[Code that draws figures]
########################################
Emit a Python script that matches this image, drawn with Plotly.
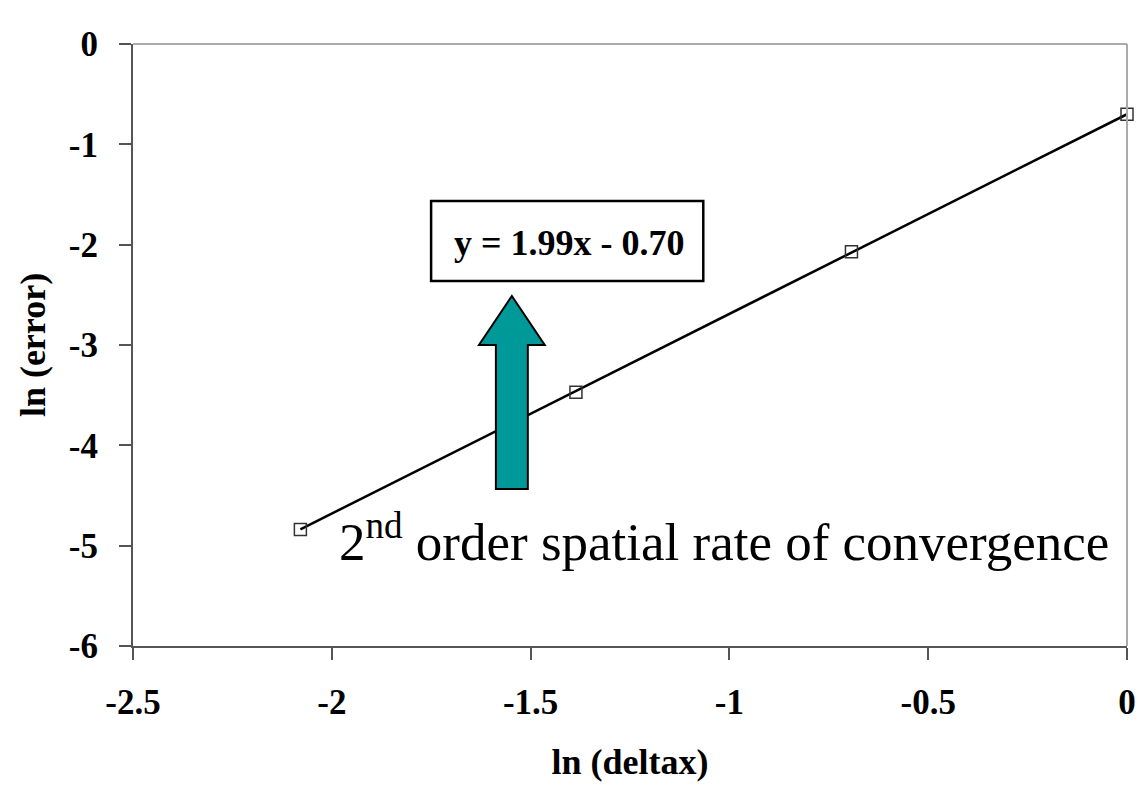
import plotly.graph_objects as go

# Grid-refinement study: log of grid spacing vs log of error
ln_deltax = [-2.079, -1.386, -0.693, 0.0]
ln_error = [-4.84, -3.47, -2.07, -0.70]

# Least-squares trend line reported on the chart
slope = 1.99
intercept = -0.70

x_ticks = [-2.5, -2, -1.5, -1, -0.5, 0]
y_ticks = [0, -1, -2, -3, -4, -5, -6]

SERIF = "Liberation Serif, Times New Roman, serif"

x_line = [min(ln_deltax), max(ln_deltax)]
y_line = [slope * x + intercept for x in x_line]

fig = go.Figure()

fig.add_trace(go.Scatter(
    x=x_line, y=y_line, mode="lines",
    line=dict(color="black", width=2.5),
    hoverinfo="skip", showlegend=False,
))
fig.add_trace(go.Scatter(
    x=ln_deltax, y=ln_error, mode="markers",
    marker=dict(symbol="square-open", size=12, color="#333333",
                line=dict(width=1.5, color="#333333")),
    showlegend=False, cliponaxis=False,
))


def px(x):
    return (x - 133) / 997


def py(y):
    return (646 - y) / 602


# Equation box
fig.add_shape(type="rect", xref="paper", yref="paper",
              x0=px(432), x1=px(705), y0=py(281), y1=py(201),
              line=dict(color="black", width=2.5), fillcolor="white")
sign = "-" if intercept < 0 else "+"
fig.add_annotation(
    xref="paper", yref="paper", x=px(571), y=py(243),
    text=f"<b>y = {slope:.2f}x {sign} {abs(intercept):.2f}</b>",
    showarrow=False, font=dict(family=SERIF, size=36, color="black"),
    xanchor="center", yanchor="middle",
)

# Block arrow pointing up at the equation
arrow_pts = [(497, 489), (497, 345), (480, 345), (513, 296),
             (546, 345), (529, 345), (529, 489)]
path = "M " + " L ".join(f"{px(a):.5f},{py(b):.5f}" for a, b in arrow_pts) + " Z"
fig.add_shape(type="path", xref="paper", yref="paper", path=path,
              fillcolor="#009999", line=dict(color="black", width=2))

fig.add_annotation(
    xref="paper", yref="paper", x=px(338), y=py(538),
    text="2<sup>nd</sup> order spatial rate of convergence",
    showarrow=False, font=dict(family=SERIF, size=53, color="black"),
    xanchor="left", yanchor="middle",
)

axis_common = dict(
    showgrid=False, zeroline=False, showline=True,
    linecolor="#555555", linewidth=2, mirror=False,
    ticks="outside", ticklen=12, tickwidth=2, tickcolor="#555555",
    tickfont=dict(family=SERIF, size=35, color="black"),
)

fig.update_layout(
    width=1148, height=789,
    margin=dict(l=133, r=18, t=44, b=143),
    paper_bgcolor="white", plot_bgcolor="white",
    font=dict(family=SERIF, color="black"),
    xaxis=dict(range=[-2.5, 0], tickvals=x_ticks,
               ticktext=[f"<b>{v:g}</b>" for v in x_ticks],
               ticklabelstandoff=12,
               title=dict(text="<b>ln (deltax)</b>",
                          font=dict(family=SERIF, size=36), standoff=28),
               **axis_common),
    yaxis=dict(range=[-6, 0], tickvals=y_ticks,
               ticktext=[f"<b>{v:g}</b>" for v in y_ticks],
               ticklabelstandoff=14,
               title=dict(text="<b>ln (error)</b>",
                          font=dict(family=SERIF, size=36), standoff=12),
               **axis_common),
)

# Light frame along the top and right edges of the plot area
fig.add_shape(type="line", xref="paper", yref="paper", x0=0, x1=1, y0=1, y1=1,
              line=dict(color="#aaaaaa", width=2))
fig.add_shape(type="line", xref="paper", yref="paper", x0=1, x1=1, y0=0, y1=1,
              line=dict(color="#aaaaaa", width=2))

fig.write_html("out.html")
########################################
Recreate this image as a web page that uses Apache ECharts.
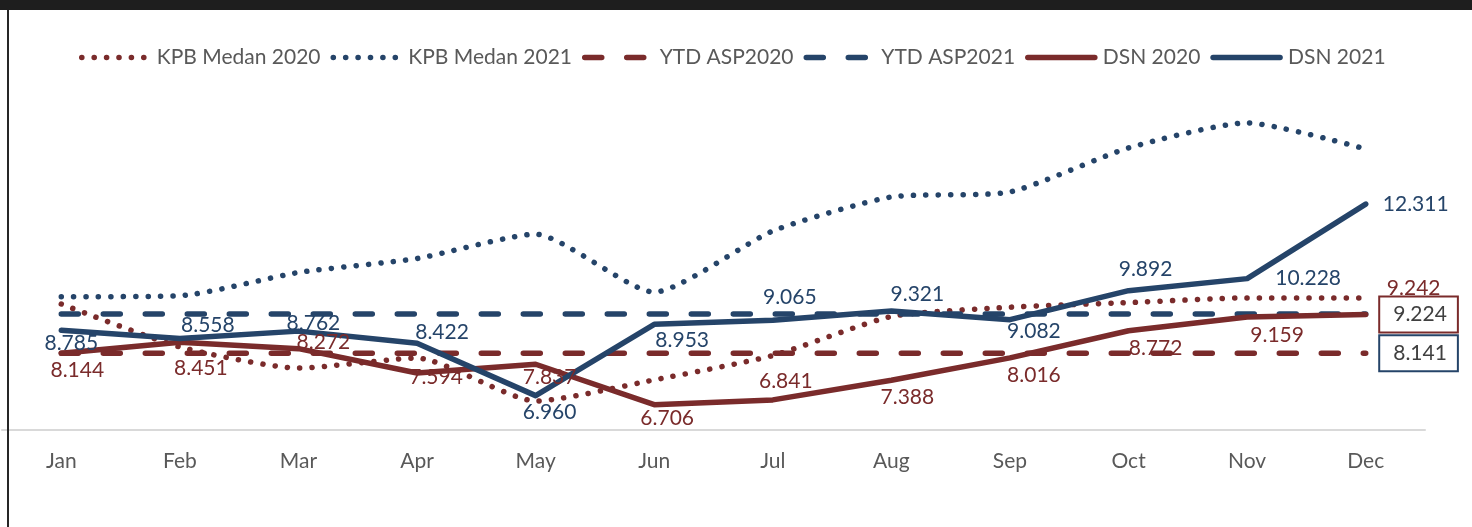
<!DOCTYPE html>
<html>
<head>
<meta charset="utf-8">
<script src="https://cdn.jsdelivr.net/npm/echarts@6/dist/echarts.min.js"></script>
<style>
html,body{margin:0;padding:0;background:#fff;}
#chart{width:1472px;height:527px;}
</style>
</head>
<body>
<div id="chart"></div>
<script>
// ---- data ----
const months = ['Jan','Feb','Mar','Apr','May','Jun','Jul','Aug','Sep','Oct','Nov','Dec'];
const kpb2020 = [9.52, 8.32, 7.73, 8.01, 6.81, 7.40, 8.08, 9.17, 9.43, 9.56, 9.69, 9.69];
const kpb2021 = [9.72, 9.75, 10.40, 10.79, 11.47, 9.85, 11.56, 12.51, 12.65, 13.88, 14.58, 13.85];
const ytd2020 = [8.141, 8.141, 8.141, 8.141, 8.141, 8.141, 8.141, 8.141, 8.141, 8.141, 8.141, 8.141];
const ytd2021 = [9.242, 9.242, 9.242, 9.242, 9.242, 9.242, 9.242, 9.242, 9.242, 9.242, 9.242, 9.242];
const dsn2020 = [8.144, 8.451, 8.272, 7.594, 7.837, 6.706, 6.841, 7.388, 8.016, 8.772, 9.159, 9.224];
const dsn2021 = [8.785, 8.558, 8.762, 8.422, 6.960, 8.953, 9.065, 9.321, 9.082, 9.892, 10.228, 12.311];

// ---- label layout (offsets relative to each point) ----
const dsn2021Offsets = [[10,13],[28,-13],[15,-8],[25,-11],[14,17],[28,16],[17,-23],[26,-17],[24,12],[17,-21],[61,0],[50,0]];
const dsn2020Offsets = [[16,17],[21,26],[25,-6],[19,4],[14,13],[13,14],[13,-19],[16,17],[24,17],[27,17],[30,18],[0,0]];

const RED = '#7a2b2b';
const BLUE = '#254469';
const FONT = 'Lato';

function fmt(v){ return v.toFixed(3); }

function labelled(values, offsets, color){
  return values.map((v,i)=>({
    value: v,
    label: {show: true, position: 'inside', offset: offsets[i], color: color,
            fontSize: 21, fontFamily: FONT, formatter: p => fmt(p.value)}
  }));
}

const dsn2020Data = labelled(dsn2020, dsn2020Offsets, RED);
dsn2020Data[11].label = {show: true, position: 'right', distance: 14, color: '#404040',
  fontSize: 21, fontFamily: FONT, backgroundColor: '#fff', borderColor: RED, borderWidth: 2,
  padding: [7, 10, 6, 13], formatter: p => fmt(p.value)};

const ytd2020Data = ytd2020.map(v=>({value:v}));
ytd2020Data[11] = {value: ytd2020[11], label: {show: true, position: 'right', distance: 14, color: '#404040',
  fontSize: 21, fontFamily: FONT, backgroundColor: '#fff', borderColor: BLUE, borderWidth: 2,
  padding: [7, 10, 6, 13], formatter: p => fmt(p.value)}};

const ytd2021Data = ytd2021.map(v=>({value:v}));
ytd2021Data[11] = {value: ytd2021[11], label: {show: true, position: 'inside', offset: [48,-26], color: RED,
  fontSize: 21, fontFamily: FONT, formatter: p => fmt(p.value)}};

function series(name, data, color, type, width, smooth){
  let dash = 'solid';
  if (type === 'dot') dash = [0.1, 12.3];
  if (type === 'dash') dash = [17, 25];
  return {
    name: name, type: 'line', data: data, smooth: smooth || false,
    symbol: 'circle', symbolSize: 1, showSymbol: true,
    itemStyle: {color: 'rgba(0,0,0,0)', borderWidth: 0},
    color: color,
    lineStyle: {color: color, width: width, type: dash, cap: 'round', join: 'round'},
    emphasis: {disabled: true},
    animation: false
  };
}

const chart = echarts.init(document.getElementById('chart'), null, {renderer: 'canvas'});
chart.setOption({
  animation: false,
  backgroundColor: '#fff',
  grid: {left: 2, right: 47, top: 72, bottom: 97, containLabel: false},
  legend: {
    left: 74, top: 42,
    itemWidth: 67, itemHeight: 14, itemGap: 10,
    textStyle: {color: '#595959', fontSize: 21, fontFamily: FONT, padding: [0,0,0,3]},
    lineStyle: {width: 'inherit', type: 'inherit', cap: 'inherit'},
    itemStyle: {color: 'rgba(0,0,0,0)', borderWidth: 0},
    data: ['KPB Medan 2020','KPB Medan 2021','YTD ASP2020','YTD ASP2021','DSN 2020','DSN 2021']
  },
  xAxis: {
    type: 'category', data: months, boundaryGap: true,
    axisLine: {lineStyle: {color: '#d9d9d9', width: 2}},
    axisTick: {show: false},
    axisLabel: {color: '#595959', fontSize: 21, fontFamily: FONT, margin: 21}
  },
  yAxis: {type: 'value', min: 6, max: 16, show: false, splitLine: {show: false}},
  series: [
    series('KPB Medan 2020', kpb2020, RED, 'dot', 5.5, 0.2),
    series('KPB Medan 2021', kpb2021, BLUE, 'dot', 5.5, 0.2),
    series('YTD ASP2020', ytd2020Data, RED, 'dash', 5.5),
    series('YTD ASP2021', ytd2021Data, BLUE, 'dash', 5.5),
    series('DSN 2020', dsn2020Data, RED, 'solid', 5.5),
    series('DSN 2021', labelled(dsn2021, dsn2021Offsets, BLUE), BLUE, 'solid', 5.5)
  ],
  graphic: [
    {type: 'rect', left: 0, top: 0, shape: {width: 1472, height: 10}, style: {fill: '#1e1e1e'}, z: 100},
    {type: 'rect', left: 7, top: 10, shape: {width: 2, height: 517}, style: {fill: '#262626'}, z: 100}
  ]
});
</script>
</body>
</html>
########################################
Only the lines between the line with "Recreate this image" and the line with "9.892, 10.228, 12.311];", inclusive, should be reproduced, exactly as written and without pictures.

Answer to this problem:
Recreate this image as a web page that uses Apache ECharts.
<!DOCTYPE html>
<html>
<head>
<meta charset="utf-8">
<script src="https://cdn.jsdelivr.net/npm/echarts@6/dist/echarts.min.js"></script>
<style>
html,body{margin:0;padding:0;background:#fff;}
#chart{width:1472px;height:527px;}
</style>
</head>
<body>
<div id="chart"></div>
<script>
// ---- data ----
const months = ['Jan','Feb','Mar','Apr','May','Jun','Jul','Aug','Sep','Oct','Nov','Dec'];
const kpb2020 = [9.52, 8.32, 7.73, 8.01, 6.81, 7.40, 8.08, 9.17, 9.43, 9.56, 9.69, 9.69];
const kpb2021 = [9.72, 9.75, 10.40, 10.79, 11.47, 9.85, 11.56, 12.51, 12.65, 13.88, 14.58, 13.85];
const ytd2020 = [8.141, 8.141, 8.141, 8.141, 8.141, 8.141, 8.141, 8.141, 8.141, 8.141, 8.141, 8.141];
const ytd2021 = [9.242, 9.242, 9.242, 9.242, 9.242, 9.242, 9.242, 9.242, 9.242, 9.242, 9.242, 9.242];
const dsn2020 = [8.144, 8.451, 8.272, 7.594, 7.837, 6.706, 6.841, 7.388, 8.016, 8.772, 9.159, 9.224];
const dsn2021 = [8.785, 8.558, 8.762, 8.422, 6.960, 8.953, 9.065, 9.321, 9.082, 9.892, 10.228, 12.311];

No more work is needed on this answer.